- SUPPLIED DATA -
[start]

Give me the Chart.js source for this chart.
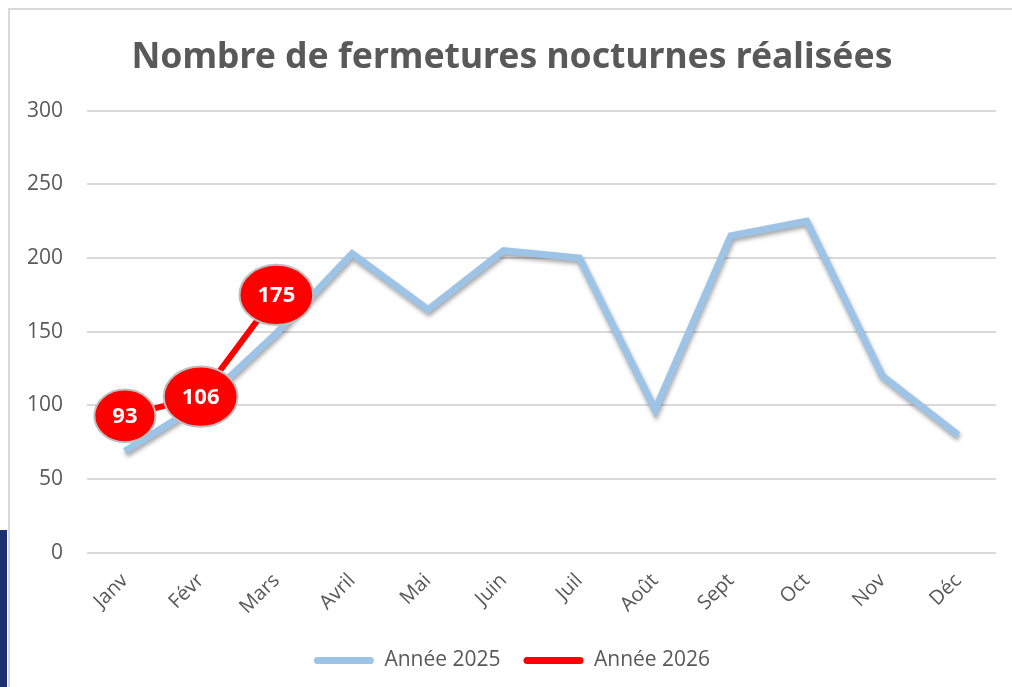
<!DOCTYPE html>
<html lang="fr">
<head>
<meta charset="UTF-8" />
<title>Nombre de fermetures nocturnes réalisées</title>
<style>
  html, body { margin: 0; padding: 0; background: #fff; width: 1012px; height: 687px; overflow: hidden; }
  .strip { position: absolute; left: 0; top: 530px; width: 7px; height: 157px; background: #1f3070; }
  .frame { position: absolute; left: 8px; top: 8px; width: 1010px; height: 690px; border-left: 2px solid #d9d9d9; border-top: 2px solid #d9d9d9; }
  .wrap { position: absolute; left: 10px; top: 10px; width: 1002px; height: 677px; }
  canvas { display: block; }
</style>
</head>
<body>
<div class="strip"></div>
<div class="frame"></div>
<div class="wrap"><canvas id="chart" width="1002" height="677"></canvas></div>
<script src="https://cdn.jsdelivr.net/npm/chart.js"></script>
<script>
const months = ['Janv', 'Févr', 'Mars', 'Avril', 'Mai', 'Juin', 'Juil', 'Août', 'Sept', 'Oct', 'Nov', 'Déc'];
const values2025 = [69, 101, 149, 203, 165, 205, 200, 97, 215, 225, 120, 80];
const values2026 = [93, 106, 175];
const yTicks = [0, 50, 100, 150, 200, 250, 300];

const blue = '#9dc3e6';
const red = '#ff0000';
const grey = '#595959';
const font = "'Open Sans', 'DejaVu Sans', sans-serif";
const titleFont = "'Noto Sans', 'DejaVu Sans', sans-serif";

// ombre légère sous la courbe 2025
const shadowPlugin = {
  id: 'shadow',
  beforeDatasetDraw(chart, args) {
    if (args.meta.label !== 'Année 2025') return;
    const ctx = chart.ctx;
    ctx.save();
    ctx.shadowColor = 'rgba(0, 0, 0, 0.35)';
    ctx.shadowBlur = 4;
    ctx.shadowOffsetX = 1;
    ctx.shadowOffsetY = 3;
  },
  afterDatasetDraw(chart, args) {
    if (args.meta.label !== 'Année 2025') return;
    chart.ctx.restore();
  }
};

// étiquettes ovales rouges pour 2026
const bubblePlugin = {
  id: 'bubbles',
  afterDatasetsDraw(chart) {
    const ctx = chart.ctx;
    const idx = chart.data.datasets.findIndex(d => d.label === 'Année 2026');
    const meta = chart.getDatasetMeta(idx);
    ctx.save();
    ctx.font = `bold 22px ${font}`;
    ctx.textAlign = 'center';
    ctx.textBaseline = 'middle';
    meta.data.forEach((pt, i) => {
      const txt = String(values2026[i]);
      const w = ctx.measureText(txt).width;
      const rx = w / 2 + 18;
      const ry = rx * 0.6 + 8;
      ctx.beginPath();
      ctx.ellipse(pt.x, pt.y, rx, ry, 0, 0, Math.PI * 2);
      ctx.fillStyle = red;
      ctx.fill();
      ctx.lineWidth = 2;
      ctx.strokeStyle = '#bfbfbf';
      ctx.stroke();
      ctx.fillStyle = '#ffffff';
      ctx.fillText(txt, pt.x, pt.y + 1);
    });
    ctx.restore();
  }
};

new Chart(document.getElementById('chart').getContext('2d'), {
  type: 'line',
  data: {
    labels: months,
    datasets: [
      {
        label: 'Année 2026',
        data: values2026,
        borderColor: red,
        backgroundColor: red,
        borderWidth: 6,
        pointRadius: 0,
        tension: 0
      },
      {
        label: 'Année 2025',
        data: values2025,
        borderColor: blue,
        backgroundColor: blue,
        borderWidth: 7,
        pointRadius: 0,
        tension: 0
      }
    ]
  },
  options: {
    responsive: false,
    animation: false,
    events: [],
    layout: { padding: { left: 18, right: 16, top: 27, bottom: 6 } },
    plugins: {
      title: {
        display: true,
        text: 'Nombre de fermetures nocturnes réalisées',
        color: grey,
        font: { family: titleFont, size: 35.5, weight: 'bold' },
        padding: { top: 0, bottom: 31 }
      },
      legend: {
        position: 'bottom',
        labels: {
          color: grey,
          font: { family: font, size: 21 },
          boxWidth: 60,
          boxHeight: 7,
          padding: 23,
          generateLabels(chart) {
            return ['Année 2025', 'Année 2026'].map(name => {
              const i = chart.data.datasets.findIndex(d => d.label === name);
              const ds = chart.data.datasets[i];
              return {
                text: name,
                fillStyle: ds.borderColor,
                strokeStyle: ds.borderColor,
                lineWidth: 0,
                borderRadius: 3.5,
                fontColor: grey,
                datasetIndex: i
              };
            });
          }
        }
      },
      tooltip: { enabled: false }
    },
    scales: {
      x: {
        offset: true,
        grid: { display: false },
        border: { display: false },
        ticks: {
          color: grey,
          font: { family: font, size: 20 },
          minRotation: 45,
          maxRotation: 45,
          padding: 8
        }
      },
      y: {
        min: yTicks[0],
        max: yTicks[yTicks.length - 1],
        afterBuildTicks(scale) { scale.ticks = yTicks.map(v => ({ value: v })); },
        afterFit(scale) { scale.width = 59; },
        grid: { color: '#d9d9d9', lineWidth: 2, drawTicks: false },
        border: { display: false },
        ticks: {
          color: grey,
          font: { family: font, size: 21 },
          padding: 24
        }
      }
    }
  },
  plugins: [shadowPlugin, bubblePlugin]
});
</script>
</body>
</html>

[end]

- REQUIREMENTS -
Print the full listing exactly, dropping the pictures.

- WRITTEN ANSWER -
Give me the Chart.js source for this chart.
<!DOCTYPE html>
<html lang="fr">
<head>
<meta charset="UTF-8" />
<title>Nombre de fermetures nocturnes réalisées</title>
<style>
  html, body { margin: 0; padding: 0; background: #fff; width: 1012px; height: 687px; overflow: hidden; }
  .strip { position: absolute; left: 0; top: 530px; width: 7px; height: 157px; background: #1f3070; }
  .frame { position: absolute; left: 8px; top: 8px; width: 1010px; height: 690px; border-left: 2px solid #d9d9d9; border-top: 2px solid #d9d9d9; }
  .wrap { position: absolute; left: 10px; top: 10px; width: 1002px; height: 677px; }
  canvas { display: block; }
</style>
</head>
<body>
<div class="strip"></div>
<div class="frame"></div>
<div class="wrap"><canvas id="chart" width="1002" height="677"></canvas></div>
<script src="https://cdn.jsdelivr.net/npm/chart.js"></script>
<script>
const months = ['Janv', 'Févr', 'Mars', 'Avril', 'Mai', 'Juin', 'Juil', 'Août', 'Sept', 'Oct', 'Nov', 'Déc'];
const values2025 = [69, 101, 149, 203, 165, 205, 200, 97, 215, 225, 120, 80];
const values2026 = [93, 106, 175];
const yTicks = [0, 50, 100, 150, 200, 250, 300];

const blue = '#9dc3e6';
const red = '#ff0000';
const grey = '#595959';
const font = "'Open Sans', 'DejaVu Sans', sans-serif";
const titleFont = "'Noto Sans', 'DejaVu Sans', sans-serif";

// ombre légère sous la courbe 2025
const shadowPlugin = {
  id: 'shadow',
  beforeDatasetDraw(chart, args) {
    if (args.meta.label !== 'Année 2025') return;
    const ctx = chart.ctx;
    ctx.save();
    ctx.shadowColor = 'rgba(0, 0, 0, 0.35)';
    ctx.shadowBlur = 4;
    ctx.shadowOffsetX = 1;
    ctx.shadowOffsetY = 3;
  },
  afterDatasetDraw(chart, args) {
    if (args.meta.label !== 'Année 2025') return;
    chart.ctx.restore();
  }
};

// étiquettes ovales rouges pour 2026
const bubblePlugin = {
  id: 'bubbles',
  afterDatasetsDraw(chart) {
    const ctx = chart.ctx;
    const idx = chart.data.datasets.findIndex(d => d.label === 'Année 2026');
    const meta = chart.getDatasetMeta(idx);
    ctx.save();
    ctx.font = `bold 22px ${font}`;
    ctx.textAlign = 'center';
    ctx.textBaseline = 'middle';
    meta.data.forEach((pt, i) => {
      const txt = String(values2026[i]);
      const w = ctx.measureText(txt).width;
      const rx = w / 2 + 18;
      const ry = rx * 0.6 + 8;
      ctx.beginPath();
      ctx.ellipse(pt.x, pt.y, rx, ry, 0, 0, Math.PI * 2);
      ctx.fillStyle = red;
      ctx.fill();
      ctx.lineWidth = 2;
      ctx.strokeStyle = '#bfbfbf';
      ctx.stroke();
      ctx.fillStyle = '#ffffff';
      ctx.fillText(txt, pt.x, pt.y + 1);
    });
    ctx.restore();
  }
};

new Chart(document.getElementById('chart').getContext('2d'), {
  type: 'line',
  data: {
    labels: months,
    datasets: [
      {
        label: 'Année 2026',
        data: values2026,
        borderColor: red,
        backgroundColor: red,
        borderWidth: 6,
        pointRadius: 0,
        tension: 0
      },
      {
        label: 'Année 2025',
        data: values2025,
        borderColor: blue,
        backgroundColor: blue,
        borderWidth: 7,
        pointRadius: 0,
        tension: 0
      }
    ]
  },
  options: {
    responsive: false,
    animation: false,
    events: [],
    layout: { padding: { left: 18, right: 16, top: 27, bottom: 6 } },
    plugins: {
      title: {
        display: true,
        text: 'Nombre de fermetures nocturnes réalisées',
        color: grey,
        font: { family: titleFont, size: 35.5, weight: 'bold' },
        padding: { top: 0, bottom: 31 }
      },
      legend: {
        position: 'bottom',
        labels: {
          color: grey,
          font: { family: font, size: 21 },
          boxWidth: 60,
          boxHeight: 7,
          padding: 23,
          generateLabels(chart) {
            return ['Année 2025', 'Année 2026'].map(name => {
              const i = chart.data.datasets.findIndex(d => d.label === name);
              const ds = chart.data.datasets[i];
              return {
                text: name,
                fillStyle: ds.borderColor,
                strokeStyle: ds.borderColor,
                lineWidth: 0,
                borderRadius: 3.5,
                fontColor: grey,
                datasetIndex: i
              };
            });
          }
        }
      },
      tooltip: { enabled: false }
    },
    scales: {
      x: {
        offset: true,
        grid: { display: false },
        border: { display: false },
        ticks: {
          color: grey,
          font: { family: font, size: 20 },
          minRotation: 45,
          maxRotation: 45,
          padding: 8
        }
      },
      y: {
        min: yTicks[0],
        max: yTicks[yTicks.length - 1],
        afterBuildTicks(scale) { scale.ticks = yTicks.map(v => ({ value: v })); },
        afterFit(scale) { scale.width = 59; },
        grid: { color: '#d9d9d9', lineWidth: 2, drawTicks: false },
        border: { display: false },
        ticks: {
          color: grey,
          font: { family: font, size: 21 },
          padding: 24
        }
      }
    }
  },
  plugins: [shadowPlugin, bubblePlugin]
});
</script>
</body>
</html>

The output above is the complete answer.